§ **DATASET SECTION**:
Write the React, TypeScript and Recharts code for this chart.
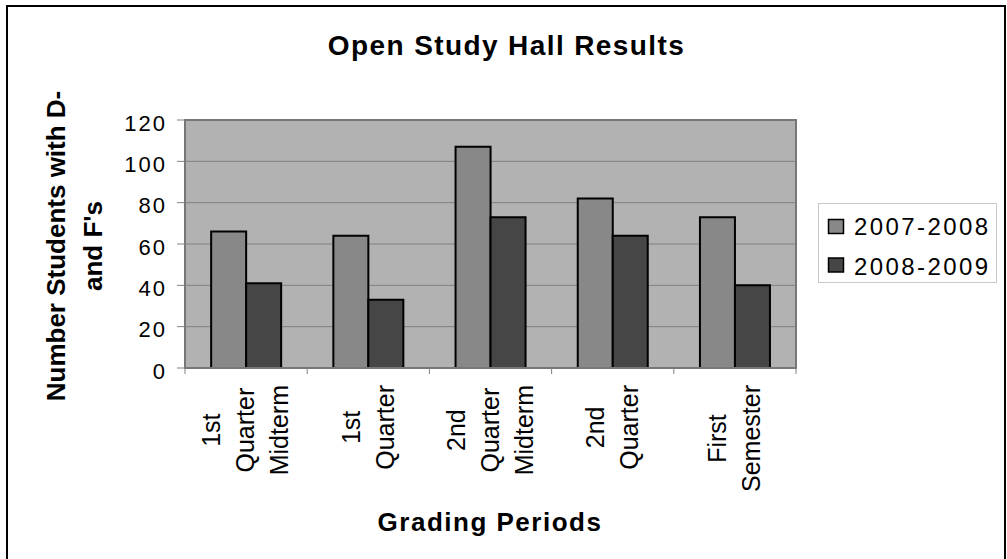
import * as React from 'react';
import { BarChart, Bar, XAxis, YAxis, CartesianGrid, ReferenceArea } from 'recharts';

// grading periods (wrapped on spaces for the axis labels)
const categories = ['1st Quarter Midterm', '1st Quarter', '2nd Quarter Midterm', '2nd Quarter', 'First Semester'];
const seriesNames = ['2007-2008', '2008-2009'];
const year0708 = [66, 64, 107, 82, 73];
const year0809 = [41, 33, 73, 64, 40];
const yTicks = [0, 20, 40, 60, 80, 100, 120];

const seriesColors = ['#888888', '#464646'];
const FONT = '"Liberation Sans", Arial, Helvetica, sans-serif';

const W = 1007;
const H = 559;
const X_TICK_SIZE = 6;
const X_TICK_MARGIN = 11;

const rows = categories.map((c, i) => ({ category: c, a: year0708[i], b: year0809[i] }));

let ctx: CanvasRenderingContext2D | null = null;
const textWidth = (s: string, size: number) => {
  if (!ctx && typeof document !== 'undefined') ctx = document.createElement('canvas').getContext('2d');
  if (!ctx) return s.length * size * 0.55;
  ctx.font = `${size}px "Liberation Sans", Arial, sans-serif`;
  return ctx.measureText(s).width;
};

function XTick(props: any) {
  const { x, y, payload, index, visibleTicksCount } = props;
  const half = payload && typeof payload.offset === 'number' && payload.offset > 0 ? payload.offset : (W - 211 - 185) / categories.length / 2;
  const axisY = y - X_TICK_SIZE - X_TICK_MARGIN;
  const lines = String(payload.value).split(' ');
  const n = lines.length;
  const longest = Math.max(...lines.map(l => textWidth(l, 25)));
  return (
    <g>
      <line x1={x - half} x2={x - half} y1={axisY} y2={axisY + X_TICK_SIZE} stroke="#808080" />
      {index === visibleTicksCount - 1 && (
        <line x1={x + half} x2={x + half} y1={axisY} y2={axisY + X_TICK_SIZE} stroke="#808080" />
      )}
      <g transform={`translate(${x},${y + longest / 2}) rotate(-90)`}>
        {lines.map((l, i) => (
          <text key={i} x={0} y={8.3 + (i - (n - 1) / 2) * 34} textAnchor="middle" fontSize={25} fill="#000" fontFamily={FONT}>
            {l}
          </text>
        ))}
      </g>
    </g>
  );
}

function YTick(props: any) {
  const { x, y, payload } = props;
  return (
    <text x={x} y={y} dy={10.5} textAnchor="end" fontSize={22} letterSpacing={2} fill="#000" fontFamily={FONT}>
      {payload.value}
    </text>
  );
}

export default function App() {
  return (
    <div style={{ position: 'absolute', left: 0, top: 0, width: W, height: H, overflow: 'hidden', background: '#fff', fontFamily: FONT }}>
      <div style={{ position: 'absolute', left: 6, top: 5, width: 1000, height: 620, border: '2px solid #000', boxSizing: 'border-box' }} />
      <div style={{ position: 'absolute', left: 0, top: 0 }}>
        <BarChart
          width={W}
          height={H}
          data={rows}
          margin={{ top: 120, right: 211, left: 0, bottom: 0 }}
          barCategoryGap="21.4%"
          barGap={0}
        >
          <CartesianGrid vertical={false} fill="#b2b2b2" stroke="#808080" strokeWidth={1} />
          <XAxis
            dataKey="category"
            interval={0}
            height={191}
            tickLine={false}
            tickSize={X_TICK_SIZE}
            tickMargin={X_TICK_MARGIN}
            axisLine={{ stroke: '#777', strokeWidth: 2 }}
            tick={<XTick />}
          />
          <YAxis
            width={185}
            domain={[0, 120]}
            ticks={yTicks}
            interval={0}
            tickSize={8}
            tickMargin={10}
            tickLine={{ stroke: '#808080' }}
            axisLine={{ stroke: '#777', strokeWidth: 2 }}
            tick={<YTick />}
          />
          <ReferenceArea y1={0} y2={120} fill="none" stroke="#777" strokeWidth={2} ifOverflow="visible" />
          <Bar dataKey="a" name={seriesNames[0]} fill={seriesColors[0]} stroke="#000" strokeWidth={2} isAnimationActive={false} />
          <Bar dataKey="b" name={seriesNames[1]} fill={seriesColors[1]} stroke="#000" strokeWidth={2} isAnimationActive={false} />
        </BarChart>
      </div>
      <svg width={W} height={H} style={{ position: 'absolute', left: 0, top: 0, pointerEvents: 'none' }}>
        <text x={506.5} y={55} textAnchor="middle" fontSize={28} fontWeight="bold" letterSpacing={1.4} fontFamily={FONT}>
          Open Study Hall Results
        </text>
        <g transform="translate(0,246) rotate(-90)">
          <text x={0} y={65} textAnchor="middle" fontSize={26} fontWeight="bold" fontFamily={FONT}>
            Number Students with D-
          </text>
          <text x={0} y={102} textAnchor="middle" fontSize={26} fontWeight="bold" fontFamily={FONT}>
            and F's
          </text>
        </g>
        <text x={490} y={530.5} textAnchor="middle" fontSize={26} fontWeight="bold" letterSpacing={1.5} fontFamily={FONT}>
          Grading Periods
        </text>
        <rect x={818.5} y={203.5} width={178} height={79} fill="#fff" stroke="#c8c8c8" strokeWidth={1} />
        {seriesNames.map((name, i) => (
          <g key={name}>
            <rect x={828.5} y={219.5 + i * 38.5} width={15} height={14} fill={seriesColors[i]} stroke="#000" strokeWidth={1.5} />
            <text x={854} y={235 + i * 39.5} fontSize={24} letterSpacing={2.4} fontFamily={FONT}>
              {name}
            </text>
          </g>
        ))}
      </svg>
    </div>
  );
}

§ **DO THIS**:
Drop the images and repeat the data exactly.

§ **COMPLETED TASK**:
Write the React, TypeScript and Recharts code for this chart.
import * as React from 'react';
import { BarChart, Bar, XAxis, YAxis, CartesianGrid, ReferenceArea } from 'recharts';

// grading periods (wrapped on spaces for the axis labels)
const categories = ['1st Quarter Midterm', '1st Quarter', '2nd Quarter Midterm', '2nd Quarter', 'First Semester'];
const seriesNames = ['2007-2008', '2008-2009'];
const year0708 = [66, 64, 107, 82, 73];
const year0809 = [41, 33, 73, 64, 40];
const yTicks = [0, 20, 40, 60, 80, 100, 120];

const seriesColors = ['#888888', '#464646'];
const FONT = '"Liberation Sans", Arial, Helvetica, sans-serif';

const W = 1007;
const H = 559;
const X_TICK_SIZE = 6;
const X_TICK_MARGIN = 11;

const rows = categories.map((c, i) => ({ category: c, a: year0708[i], b: year0809[i] }));

let ctx: CanvasRenderingContext2D | null = null;
const textWidth = (s: string, size: number) => {
  if (!ctx && typeof document !== 'undefined') ctx = document.createElement('canvas').getContext('2d');
  if (!ctx) return s.length * size * 0.55;
  ctx.font = `${size}px "Liberation Sans", Arial, sans-serif`;
  return ctx.measureText(s).width;
};

function XTick(props: any) {
  const { x, y, payload, index, visibleTicksCount } = props;
  const half = payload && typeof payload.offset === 'number' && payload.offset > 0 ? payload.offset : (W - 211 - 185) / categories.length / 2;
  const axisY = y - X_TICK_SIZE - X_TICK_MARGIN;
  const lines = String(payload.value).split(' ');
  const n = lines.length;
  const longest = Math.max(...lines.map(l => textWidth(l, 25)));
  return (
    <g>
      <line x1={x - half} x2={x - half} y1={axisY} y2={axisY + X_TICK_SIZE} stroke="#808080" />
      {index === visibleTicksCount - 1 && (
        <line x1={x + half} x2={x + half} y1={axisY} y2={axisY + X_TICK_SIZE} stroke="#808080" />
      )}
      <g transform={`translate(${x},${y + longest / 2}) rotate(-90)`}>
        {lines.map((l, i) => (
          <text key={i} x={0} y={8.3 + (i - (n - 1) / 2) * 34} textAnchor="middle" fontSize={25} fill="#000" fontFamily={FONT}>
            {l}
          </text>
        ))}
      </g>
    </g>
  );
}

function YTick(props: any) {
  const { x, y, payload } = props;
  return (
    <text x={x} y={y} dy={10.5} textAnchor="end" fontSize={22} letterSpacing={2} fill="#000" fontFamily={FONT}>
      {payload.value}
    </text>
  );
}

export default function App() {
  return (
    <div style={{ position: 'absolute', left: 0, top: 0, width: W, height: H, overflow: 'hidden', background: '#fff', fontFamily: FONT }}>
      <div style={{ position: 'absolute', left: 6, top: 5, width: 1000, height: 620, border: '2px solid #000', boxSizing: 'border-box' }} />
      <div style={{ position: 'absolute', left: 0, top: 0 }}>
        <BarChart
          width={W}
          height={H}
          data={rows}
          margin={{ top: 120, right: 211, left: 0, bottom: 0 }}
          barCategoryGap="21.4%"
          barGap={0}
        >
          <CartesianGrid vertical={false} fill="#b2b2b2" stroke="#808080" strokeWidth={1} />
          <XAxis
            dataKey="category"
            interval={0}
            height={191}
            tickLine={false}
            tickSize={X_TICK_SIZE}
            tickMargin={X_TICK_MARGIN}
            axisLine={{ stroke: '#777', strokeWidth: 2 }}
            tick={<XTick />}
          />
          <YAxis
            width={185}
            domain={[0, 120]}
            ticks={yTicks}
            interval={0}
            tickSize={8}
            tickMargin={10}
            tickLine={{ stroke: '#808080' }}
            axisLine={{ stroke: '#777', strokeWidth: 2 }}
            tick={<YTick />}
          />
          <ReferenceArea y1={0} y2={120} fill="none" stroke="#777" strokeWidth={2} ifOverflow="visible" />
          <Bar dataKey="a" name={seriesNames[0]} fill={seriesColors[0]} stroke="#000" strokeWidth={2} isAnimationActive={false} />
          <Bar dataKey="b" name={seriesNames[1]} fill={seriesColors[1]} stroke="#000" strokeWidth={2} isAnimationActive={false} />
        </BarChart>
      </div>
      <svg width={W} height={H} style={{ position: 'absolute', left: 0, top: 0, pointerEvents: 'none' }}>
        <text x={506.5} y={55} textAnchor="middle" fontSize={28} fontWeight="bold" letterSpacing={1.4} fontFamily={FONT}>
          Open Study Hall Results
        </text>
        <g transform="translate(0,246) rotate(-90)">
          <text x={0} y={65} textAnchor="middle" fontSize={26} fontWeight="bold" fontFamily={FONT}>
            Number Students with D-
          </text>
          <text x={0} y={102} textAnchor="middle" fontSize={26} fontWeight="bold" fontFamily={FONT}>
            and F's
          </text>
        </g>
        <text x={490} y={530.5} textAnchor="middle" fontSize={26} fontWeight="bold" letterSpacing={1.5} fontFamily={FONT}>
          Grading Periods
        </text>
        <rect x={818.5} y={203.5} width={178} height={79} fill="#fff" stroke="#c8c8c8" strokeWidth={1} />
        {seriesNames.map((name, i) => (
          <g key={name}>
            <rect x={828.5} y={219.5 + i * 38.5} width={15} height={14} fill={seriesColors[i]} stroke="#000" strokeWidth={1.5} />
            <text x={854} y={235 + i * 39.5} fontSize={24} letterSpacing={2.4} fontFamily={FONT}>
              {name}
            </text>
          </g>
        ))}
      </svg>
    </div>
  );
}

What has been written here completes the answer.